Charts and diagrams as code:
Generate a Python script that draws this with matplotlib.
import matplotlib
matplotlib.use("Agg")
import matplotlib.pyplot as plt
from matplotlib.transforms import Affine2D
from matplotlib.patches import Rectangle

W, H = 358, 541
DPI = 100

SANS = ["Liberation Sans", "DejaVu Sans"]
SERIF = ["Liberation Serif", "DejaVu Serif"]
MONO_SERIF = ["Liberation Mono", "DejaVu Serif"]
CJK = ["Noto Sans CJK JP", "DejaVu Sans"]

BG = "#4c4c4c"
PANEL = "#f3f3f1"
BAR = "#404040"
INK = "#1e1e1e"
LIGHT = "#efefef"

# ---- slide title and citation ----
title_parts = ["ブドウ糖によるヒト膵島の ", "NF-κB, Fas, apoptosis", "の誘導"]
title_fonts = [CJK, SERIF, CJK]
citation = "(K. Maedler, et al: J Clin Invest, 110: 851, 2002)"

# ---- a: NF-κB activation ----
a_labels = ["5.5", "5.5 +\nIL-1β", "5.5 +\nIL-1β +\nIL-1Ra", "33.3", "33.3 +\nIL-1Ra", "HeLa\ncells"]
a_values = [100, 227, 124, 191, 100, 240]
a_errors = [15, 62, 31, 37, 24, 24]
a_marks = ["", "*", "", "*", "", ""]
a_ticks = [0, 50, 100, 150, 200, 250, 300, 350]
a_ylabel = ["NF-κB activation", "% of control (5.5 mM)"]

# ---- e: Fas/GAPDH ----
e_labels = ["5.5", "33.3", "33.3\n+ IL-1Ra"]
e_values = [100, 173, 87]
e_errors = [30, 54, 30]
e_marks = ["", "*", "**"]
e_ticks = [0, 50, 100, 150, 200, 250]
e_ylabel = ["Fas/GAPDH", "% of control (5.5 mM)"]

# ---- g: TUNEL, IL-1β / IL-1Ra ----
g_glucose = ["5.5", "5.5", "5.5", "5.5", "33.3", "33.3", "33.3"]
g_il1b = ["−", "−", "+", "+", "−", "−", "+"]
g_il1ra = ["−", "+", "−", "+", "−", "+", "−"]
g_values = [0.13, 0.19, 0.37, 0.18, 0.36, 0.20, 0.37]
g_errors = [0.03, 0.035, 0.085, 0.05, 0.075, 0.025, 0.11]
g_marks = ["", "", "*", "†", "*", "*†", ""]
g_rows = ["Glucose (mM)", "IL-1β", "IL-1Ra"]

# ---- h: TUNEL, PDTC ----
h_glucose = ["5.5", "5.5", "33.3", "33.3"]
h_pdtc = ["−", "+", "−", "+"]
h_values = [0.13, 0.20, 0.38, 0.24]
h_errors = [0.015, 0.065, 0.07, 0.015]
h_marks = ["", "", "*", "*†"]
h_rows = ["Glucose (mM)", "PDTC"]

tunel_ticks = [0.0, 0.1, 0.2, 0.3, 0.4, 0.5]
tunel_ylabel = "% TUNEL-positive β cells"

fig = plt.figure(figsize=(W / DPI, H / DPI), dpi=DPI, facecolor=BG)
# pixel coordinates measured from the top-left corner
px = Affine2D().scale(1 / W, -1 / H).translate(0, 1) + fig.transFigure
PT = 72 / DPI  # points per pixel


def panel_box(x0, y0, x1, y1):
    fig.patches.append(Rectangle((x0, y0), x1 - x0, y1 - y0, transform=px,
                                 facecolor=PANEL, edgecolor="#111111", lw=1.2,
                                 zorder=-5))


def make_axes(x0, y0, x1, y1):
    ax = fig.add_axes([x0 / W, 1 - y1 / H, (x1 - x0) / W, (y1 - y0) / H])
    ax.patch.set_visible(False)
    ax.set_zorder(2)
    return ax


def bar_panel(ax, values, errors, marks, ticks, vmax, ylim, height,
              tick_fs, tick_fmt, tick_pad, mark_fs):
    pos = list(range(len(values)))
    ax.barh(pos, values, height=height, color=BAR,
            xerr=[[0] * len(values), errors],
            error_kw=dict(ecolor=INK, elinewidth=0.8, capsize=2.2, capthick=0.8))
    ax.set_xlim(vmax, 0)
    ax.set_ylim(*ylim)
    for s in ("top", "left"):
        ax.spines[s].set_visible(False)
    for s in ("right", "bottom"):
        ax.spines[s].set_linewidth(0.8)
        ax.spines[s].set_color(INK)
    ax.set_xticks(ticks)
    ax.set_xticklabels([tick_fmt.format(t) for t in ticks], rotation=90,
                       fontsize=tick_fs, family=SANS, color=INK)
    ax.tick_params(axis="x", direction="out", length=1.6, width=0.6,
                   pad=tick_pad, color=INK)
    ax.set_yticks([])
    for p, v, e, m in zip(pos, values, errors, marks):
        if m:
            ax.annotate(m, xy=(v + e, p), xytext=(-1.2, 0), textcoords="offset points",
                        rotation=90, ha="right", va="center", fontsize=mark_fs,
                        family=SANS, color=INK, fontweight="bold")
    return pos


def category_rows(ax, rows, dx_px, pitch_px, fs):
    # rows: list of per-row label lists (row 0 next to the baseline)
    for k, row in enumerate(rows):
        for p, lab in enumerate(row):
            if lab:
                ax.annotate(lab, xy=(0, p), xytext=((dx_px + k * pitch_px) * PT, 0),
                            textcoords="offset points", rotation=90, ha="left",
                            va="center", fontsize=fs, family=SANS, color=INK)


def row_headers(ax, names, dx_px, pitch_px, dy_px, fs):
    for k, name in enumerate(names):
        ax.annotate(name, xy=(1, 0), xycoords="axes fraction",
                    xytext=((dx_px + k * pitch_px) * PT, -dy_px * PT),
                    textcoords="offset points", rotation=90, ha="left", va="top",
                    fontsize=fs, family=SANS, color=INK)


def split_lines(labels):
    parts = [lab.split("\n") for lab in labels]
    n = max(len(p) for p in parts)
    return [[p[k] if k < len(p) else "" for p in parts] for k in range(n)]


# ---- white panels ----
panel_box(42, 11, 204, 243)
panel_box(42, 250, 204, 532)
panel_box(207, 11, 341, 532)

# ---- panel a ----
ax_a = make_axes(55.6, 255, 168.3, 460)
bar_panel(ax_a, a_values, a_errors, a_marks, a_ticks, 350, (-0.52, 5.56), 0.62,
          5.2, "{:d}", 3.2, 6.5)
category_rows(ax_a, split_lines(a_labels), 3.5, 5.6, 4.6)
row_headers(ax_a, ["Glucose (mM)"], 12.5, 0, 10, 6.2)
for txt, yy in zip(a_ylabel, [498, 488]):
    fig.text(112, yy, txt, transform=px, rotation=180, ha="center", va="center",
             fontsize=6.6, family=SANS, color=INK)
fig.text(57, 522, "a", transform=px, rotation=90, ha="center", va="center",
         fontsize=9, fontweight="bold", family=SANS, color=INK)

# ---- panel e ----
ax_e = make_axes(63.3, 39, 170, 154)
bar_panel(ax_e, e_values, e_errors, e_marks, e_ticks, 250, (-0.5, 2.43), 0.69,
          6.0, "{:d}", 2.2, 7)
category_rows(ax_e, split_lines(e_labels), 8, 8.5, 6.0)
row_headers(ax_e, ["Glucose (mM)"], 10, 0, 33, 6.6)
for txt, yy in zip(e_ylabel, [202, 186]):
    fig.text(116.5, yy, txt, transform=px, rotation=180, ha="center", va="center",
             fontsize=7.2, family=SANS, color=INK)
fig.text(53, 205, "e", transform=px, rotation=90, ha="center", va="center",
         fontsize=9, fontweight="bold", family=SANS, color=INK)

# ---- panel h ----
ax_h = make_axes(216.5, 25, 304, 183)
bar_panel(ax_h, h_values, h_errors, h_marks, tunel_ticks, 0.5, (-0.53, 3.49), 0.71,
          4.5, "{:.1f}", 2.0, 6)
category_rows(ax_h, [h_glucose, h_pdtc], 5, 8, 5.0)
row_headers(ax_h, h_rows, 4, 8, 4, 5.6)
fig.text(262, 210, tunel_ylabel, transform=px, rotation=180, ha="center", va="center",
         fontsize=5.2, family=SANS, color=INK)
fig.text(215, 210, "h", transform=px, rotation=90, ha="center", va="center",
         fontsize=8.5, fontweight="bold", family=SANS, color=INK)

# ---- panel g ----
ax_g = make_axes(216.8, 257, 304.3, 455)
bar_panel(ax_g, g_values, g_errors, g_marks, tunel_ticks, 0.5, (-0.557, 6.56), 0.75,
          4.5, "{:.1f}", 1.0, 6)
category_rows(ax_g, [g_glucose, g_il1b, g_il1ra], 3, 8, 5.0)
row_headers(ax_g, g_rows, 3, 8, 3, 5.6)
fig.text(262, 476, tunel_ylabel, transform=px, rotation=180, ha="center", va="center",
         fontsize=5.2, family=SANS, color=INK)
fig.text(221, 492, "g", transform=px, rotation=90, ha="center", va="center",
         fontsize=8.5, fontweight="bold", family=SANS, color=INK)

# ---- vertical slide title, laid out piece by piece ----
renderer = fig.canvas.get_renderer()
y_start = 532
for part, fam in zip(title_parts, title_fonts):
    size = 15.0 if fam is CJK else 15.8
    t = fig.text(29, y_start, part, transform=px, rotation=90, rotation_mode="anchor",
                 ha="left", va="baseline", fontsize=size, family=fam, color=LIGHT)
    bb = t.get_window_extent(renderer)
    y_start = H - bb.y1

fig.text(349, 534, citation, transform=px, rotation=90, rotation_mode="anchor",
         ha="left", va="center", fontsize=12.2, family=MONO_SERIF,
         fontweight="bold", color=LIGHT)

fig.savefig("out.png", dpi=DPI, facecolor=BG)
* * *
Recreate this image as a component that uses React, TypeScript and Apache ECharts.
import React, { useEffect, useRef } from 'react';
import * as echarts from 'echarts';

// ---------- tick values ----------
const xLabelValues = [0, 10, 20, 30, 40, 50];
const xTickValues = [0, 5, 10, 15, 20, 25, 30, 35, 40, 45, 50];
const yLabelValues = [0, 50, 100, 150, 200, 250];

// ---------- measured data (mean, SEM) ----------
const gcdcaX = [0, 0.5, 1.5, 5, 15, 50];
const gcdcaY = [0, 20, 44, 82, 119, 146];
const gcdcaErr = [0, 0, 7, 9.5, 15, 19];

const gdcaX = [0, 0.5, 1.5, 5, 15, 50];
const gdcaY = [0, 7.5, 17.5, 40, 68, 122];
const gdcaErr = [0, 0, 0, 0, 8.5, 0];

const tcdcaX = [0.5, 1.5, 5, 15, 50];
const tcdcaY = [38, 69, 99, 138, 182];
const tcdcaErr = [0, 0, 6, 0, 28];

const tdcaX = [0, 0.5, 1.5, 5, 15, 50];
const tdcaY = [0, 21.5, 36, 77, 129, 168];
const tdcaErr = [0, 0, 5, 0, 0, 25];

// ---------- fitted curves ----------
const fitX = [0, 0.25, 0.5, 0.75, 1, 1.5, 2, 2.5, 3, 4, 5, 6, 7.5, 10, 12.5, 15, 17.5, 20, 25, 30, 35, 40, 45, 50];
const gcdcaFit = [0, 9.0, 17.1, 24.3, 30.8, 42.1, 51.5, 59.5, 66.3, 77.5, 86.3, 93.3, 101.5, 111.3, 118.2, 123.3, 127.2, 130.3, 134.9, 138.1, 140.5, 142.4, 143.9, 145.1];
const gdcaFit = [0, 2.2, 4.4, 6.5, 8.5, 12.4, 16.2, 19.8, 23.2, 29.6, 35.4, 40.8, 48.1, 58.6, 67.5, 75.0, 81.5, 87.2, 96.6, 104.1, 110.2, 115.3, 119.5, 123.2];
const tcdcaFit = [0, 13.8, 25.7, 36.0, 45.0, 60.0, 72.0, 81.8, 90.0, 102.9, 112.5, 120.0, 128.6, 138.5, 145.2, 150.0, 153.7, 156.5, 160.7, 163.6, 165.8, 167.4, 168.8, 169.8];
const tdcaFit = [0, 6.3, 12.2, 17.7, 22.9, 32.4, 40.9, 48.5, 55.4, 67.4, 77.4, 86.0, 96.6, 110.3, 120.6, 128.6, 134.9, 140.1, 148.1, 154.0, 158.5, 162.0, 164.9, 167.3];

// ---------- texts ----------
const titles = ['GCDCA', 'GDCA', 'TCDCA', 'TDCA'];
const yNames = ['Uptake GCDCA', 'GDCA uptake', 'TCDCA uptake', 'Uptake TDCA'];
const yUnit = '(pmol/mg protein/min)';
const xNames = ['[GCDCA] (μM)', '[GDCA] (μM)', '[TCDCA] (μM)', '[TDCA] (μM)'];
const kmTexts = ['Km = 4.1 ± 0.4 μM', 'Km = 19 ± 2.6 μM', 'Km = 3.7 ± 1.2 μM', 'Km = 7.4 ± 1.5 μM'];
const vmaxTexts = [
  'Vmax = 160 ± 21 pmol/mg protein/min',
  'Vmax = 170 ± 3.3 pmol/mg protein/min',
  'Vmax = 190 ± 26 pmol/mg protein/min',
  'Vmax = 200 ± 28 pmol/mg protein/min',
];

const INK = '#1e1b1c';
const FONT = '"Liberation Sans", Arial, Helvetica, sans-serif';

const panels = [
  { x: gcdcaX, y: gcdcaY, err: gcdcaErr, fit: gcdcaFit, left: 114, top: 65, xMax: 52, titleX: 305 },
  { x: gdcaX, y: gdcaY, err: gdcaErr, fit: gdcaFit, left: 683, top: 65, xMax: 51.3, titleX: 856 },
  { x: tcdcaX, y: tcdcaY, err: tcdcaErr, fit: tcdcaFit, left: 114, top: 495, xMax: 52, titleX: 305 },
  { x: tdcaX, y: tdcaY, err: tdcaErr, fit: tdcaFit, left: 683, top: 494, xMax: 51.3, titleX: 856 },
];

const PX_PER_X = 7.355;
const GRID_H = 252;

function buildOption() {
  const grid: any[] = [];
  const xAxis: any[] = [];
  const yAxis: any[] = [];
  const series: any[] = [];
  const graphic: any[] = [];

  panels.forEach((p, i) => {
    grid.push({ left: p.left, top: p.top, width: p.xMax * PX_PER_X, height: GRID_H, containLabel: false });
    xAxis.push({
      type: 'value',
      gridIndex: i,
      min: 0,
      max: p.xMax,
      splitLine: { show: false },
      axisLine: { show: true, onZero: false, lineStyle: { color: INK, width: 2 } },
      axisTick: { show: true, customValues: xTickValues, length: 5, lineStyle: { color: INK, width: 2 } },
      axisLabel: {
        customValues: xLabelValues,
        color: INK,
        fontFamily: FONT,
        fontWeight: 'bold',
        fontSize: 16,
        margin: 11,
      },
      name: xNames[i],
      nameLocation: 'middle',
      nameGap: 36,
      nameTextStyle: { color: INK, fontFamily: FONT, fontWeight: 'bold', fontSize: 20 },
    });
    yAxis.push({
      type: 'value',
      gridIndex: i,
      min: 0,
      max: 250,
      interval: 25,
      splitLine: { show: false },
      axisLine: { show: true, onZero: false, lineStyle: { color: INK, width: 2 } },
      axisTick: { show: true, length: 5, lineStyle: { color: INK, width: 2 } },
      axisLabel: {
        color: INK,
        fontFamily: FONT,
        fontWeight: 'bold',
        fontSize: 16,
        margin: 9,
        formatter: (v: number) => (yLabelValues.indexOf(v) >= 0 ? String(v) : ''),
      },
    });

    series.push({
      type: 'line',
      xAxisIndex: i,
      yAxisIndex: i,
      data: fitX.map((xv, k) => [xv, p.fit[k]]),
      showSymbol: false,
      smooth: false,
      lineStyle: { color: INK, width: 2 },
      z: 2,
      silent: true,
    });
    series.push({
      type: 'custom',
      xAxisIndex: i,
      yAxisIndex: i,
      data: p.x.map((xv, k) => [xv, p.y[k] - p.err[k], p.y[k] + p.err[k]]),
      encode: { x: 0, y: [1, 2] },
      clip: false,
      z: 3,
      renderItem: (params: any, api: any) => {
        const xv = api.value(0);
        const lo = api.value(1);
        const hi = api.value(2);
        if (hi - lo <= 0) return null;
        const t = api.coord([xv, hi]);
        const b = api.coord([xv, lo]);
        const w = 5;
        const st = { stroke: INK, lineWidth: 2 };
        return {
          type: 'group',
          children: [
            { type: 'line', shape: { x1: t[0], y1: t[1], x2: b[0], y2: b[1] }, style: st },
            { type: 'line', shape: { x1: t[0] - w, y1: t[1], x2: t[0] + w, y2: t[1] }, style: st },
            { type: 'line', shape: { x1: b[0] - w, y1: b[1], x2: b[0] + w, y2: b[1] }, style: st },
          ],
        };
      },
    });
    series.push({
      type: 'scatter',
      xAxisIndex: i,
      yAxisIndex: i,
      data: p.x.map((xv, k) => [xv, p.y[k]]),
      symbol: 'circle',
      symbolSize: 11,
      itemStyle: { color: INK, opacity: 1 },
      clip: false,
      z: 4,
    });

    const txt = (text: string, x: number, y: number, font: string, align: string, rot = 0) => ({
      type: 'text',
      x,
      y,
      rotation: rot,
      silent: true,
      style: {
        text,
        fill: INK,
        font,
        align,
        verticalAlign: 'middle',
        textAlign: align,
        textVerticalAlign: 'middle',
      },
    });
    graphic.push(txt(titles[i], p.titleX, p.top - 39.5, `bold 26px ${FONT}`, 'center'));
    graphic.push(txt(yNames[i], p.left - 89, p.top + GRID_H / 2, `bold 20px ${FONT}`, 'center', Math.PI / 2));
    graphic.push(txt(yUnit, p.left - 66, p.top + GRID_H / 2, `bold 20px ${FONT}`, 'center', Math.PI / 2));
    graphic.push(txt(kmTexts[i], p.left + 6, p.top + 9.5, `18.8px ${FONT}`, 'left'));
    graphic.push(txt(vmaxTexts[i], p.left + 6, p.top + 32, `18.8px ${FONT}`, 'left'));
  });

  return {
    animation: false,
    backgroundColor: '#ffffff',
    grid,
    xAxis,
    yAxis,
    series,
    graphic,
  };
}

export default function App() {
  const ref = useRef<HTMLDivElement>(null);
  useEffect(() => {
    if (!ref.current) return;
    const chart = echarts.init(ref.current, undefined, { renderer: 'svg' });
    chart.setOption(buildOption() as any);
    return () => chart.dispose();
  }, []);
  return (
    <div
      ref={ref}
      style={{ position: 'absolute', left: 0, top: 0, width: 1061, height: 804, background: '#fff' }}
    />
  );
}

# [THE TASK]
Print, from the entries above, the line with "Generate a Python", the line with "Maedler, et al: J" and all lines between them, exactly and with nothing else.

# [RESPONSE TO THIS TASK]
Generate a Python script that draws this with matplotlib.
import matplotlib
matplotlib.use("Agg")
import matplotlib.pyplot as plt
from matplotlib.transforms import Affine2D
from matplotlib.patches import Rectangle

W, H = 358, 541
DPI = 100

SANS = ["Liberation Sans", "DejaVu Sans"]
SERIF = ["Liberation Serif", "DejaVu Serif"]
MONO_SERIF = ["Liberation Mono", "DejaVu Serif"]
CJK = ["Noto Sans CJK JP", "DejaVu Sans"]

BG = "#4c4c4c"
PANEL = "#f3f3f1"
BAR = "#404040"
INK = "#1e1e1e"
LIGHT = "#efefef"

# ---- slide title and citation ----
title_parts = ["ブドウ糖によるヒト膵島の ", "NF-κB, Fas, apoptosis", "の誘導"]
title_fonts = [CJK, SERIF, CJK]
citation = "(K. Maedler, et al: J Clin Invest, 110: 851, 2002)"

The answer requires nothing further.